We have an opportunity to make transport more accessible from the outset says Mutzenich: “We have over 16 million disabled people in the UK as well as the people they travel with. That’s a crazy amount of people to not include in [a market]. We’ve got the opportunity to make [transport] better.”
For long distance lorry drivers, being in driverless mode over long stretches of motorway could also be radical for drivers’ wellbeing and for solving fatigue, suggests Morris.
“In time, I think the benefits of autonomous vehicles for workers could be very huge. If the technology can be perfected where it’s safe and reliable to let the driver let the HGV or vehicle take the strain, then you can imagine how that would be in terms of rest and relaxation,” he says.
Conclusion
Increasing automation will happen over the next decade. Off road applications for AVs such as in warehouses and farming will probably come first and we will gradually see more driverless taxis and buses. “It will be more evolution rather than revolution. You’ll just see it more often,” says Mutzenich.

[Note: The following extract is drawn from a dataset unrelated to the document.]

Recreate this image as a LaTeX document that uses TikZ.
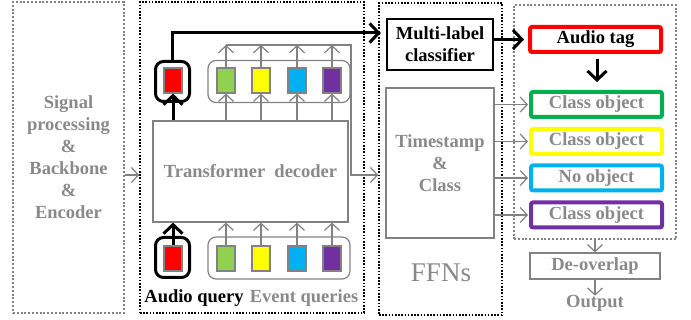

But the event was also an invitation to everyone in the system to shape the future. Following the day, the TSRC will be targeting partners across policy, operators and industry to co-design funded programmes and real-world trials based on the think tanks.
On a basic level, it was a chance to share information about what’s coming. “I think the more people that understand how things will change or can change when autonomous cars become the reality, the better,” says Morris.